• _RECORDS TO PROCESS_

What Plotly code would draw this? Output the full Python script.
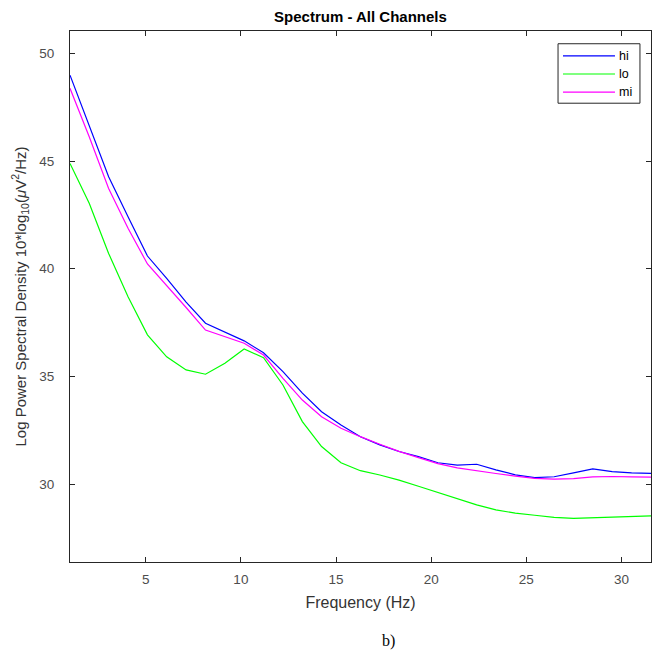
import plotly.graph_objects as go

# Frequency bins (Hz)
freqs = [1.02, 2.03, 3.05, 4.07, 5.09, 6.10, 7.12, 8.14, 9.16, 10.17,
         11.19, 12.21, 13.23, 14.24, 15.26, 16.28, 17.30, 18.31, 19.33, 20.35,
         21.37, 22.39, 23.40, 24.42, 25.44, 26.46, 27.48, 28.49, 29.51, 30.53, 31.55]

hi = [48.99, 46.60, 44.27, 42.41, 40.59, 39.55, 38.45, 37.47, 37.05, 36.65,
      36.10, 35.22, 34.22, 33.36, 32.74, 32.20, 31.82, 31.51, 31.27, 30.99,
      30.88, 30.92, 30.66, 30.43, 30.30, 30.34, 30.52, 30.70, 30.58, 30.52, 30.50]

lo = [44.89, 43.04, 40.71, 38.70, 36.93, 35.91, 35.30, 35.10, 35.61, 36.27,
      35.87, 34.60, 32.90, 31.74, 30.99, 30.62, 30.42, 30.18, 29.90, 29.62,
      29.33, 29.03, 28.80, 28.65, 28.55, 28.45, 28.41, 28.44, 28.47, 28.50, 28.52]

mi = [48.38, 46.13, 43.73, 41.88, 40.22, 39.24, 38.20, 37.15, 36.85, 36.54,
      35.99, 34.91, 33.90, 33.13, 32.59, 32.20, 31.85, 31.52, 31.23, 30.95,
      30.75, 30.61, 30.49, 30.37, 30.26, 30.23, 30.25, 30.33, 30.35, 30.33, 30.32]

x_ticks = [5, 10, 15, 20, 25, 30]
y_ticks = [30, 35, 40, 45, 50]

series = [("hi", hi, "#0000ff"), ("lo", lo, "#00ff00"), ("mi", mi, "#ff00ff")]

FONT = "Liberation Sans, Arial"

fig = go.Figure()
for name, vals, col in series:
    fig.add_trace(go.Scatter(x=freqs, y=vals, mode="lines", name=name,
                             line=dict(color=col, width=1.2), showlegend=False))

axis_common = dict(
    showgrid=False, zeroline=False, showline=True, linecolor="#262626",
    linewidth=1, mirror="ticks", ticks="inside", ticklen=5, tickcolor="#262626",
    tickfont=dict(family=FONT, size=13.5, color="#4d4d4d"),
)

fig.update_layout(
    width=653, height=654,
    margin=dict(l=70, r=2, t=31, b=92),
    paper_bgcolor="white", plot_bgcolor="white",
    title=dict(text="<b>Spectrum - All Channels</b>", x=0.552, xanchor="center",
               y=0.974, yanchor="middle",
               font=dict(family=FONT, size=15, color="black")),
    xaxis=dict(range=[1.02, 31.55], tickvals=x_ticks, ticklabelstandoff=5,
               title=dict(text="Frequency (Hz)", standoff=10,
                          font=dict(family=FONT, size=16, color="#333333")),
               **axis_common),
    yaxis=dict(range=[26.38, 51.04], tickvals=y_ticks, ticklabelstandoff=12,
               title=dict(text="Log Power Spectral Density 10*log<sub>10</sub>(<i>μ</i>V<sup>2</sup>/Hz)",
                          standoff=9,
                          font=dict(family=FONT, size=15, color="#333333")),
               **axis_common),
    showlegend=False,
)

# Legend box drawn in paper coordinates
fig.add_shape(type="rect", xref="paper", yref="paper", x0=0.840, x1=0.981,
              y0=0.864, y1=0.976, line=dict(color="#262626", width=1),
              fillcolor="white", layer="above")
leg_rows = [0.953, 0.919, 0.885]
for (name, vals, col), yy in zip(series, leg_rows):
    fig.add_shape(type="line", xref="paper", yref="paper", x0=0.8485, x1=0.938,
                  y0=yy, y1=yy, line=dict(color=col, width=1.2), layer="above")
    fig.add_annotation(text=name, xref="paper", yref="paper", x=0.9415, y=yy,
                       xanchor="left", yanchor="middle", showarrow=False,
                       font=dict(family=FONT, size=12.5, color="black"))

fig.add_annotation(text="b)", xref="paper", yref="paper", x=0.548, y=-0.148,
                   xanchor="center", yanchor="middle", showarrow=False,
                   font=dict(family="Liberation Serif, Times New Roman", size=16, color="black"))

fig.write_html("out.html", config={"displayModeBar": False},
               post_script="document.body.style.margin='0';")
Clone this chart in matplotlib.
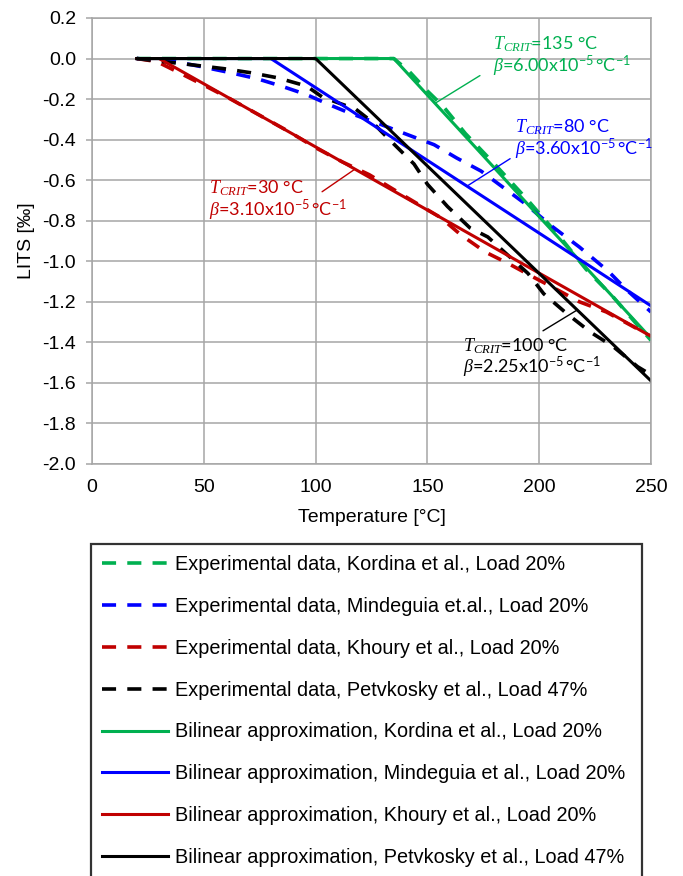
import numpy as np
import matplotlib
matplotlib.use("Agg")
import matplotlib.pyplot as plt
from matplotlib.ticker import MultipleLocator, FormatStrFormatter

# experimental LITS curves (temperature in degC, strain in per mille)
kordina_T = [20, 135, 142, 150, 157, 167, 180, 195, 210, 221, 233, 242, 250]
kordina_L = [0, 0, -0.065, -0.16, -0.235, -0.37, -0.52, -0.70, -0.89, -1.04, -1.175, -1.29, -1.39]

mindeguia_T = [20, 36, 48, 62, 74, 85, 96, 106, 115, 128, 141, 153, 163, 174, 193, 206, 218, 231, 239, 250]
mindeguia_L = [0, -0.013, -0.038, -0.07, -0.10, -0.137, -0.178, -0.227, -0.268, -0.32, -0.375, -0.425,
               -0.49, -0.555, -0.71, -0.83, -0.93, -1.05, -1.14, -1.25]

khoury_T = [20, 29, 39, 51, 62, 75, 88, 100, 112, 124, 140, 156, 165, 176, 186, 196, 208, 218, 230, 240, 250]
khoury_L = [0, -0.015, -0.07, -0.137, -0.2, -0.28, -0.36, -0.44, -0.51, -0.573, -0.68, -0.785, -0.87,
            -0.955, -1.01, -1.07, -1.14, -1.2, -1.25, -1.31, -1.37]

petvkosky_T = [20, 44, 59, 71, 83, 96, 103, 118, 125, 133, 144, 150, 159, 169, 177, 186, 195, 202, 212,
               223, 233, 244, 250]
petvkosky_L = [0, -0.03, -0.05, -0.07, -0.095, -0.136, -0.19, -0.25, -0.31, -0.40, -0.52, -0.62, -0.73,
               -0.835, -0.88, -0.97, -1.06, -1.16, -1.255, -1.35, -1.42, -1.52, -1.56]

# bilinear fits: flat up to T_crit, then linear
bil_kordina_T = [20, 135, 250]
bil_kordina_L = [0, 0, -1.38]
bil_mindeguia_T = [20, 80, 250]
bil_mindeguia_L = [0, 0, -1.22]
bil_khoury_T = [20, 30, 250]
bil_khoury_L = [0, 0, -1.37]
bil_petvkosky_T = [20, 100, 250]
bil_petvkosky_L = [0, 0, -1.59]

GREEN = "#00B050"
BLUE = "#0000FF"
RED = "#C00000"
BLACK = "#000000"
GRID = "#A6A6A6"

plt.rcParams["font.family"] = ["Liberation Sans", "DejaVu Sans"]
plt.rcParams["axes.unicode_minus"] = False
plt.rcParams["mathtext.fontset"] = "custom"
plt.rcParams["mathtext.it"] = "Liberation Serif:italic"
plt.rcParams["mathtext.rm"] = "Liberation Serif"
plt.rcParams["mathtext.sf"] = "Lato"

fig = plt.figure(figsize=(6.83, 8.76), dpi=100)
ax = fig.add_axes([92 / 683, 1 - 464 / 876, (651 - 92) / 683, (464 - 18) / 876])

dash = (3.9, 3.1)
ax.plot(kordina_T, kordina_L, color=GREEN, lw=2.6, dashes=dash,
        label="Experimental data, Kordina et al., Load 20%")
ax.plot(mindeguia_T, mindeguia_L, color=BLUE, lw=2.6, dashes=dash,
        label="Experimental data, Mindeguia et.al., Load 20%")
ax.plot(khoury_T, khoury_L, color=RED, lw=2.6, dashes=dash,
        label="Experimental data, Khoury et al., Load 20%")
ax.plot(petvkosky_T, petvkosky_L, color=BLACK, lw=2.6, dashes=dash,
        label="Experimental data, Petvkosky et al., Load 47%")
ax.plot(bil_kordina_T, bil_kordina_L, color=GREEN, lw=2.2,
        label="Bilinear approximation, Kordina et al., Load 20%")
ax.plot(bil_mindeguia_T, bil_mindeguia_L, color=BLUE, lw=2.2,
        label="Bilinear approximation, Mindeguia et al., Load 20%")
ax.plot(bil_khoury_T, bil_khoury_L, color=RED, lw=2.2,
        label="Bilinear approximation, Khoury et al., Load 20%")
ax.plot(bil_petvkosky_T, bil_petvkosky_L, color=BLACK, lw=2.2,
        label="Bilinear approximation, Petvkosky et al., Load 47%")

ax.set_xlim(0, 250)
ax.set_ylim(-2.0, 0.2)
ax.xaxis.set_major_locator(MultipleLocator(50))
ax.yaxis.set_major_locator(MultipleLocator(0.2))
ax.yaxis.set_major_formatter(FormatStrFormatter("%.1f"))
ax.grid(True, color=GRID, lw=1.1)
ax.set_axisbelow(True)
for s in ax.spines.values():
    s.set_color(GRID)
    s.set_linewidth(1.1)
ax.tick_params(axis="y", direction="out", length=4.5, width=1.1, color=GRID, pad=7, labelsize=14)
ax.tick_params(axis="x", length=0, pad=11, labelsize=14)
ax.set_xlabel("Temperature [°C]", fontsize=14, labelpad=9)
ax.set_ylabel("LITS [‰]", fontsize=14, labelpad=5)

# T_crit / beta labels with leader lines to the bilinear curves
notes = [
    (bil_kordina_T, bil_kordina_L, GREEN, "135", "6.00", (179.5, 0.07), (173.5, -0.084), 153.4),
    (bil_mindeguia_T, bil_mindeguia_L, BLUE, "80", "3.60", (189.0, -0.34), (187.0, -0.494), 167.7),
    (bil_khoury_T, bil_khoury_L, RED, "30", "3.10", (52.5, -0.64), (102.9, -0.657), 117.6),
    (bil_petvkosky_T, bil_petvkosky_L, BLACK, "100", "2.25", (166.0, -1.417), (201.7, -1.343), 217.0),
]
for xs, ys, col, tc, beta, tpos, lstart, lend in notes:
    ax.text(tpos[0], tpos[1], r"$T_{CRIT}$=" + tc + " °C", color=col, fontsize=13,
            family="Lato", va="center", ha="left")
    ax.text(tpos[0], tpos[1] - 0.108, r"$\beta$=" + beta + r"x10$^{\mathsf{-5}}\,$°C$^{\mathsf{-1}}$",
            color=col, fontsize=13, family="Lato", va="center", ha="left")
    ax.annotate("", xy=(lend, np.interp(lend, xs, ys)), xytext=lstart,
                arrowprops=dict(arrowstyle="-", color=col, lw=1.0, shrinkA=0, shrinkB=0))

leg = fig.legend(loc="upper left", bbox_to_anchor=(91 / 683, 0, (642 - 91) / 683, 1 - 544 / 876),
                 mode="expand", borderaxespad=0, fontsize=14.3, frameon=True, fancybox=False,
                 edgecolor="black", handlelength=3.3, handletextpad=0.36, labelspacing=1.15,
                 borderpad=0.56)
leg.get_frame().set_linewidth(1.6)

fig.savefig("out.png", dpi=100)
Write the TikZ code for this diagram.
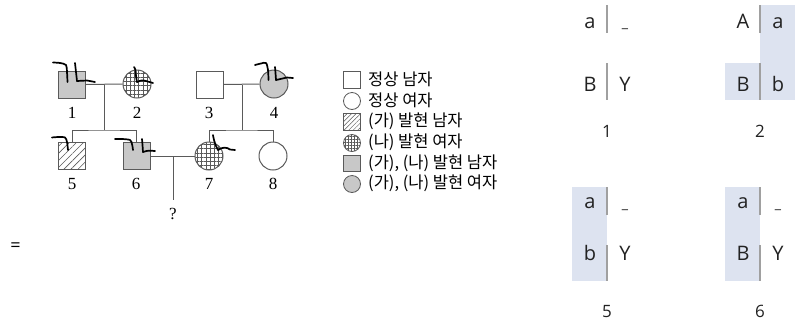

• _REQUEST_
Repeat exactly the stretch of lines that opens with the line containing "Clone this chart in matplotlib." and closes with the line containing "-1.175, -1.29, -1.39]". Leave the pictures out, and add nothing.

• _IN RESPONSE_
Clone this chart in matplotlib.
import numpy as np
import matplotlib
matplotlib.use("Agg")
import matplotlib.pyplot as plt
from matplotlib.ticker import MultipleLocator, FormatStrFormatter

# experimental LITS curves (temperature in degC, strain in per mille)
kordina_T = [20, 135, 142, 150, 157, 167, 180, 195, 210, 221, 233, 242, 250]
kordina_L = [0, 0, -0.065, -0.16, -0.235, -0.37, -0.52, -0.70, -0.89, -1.04, -1.175, -1.29, -1.39]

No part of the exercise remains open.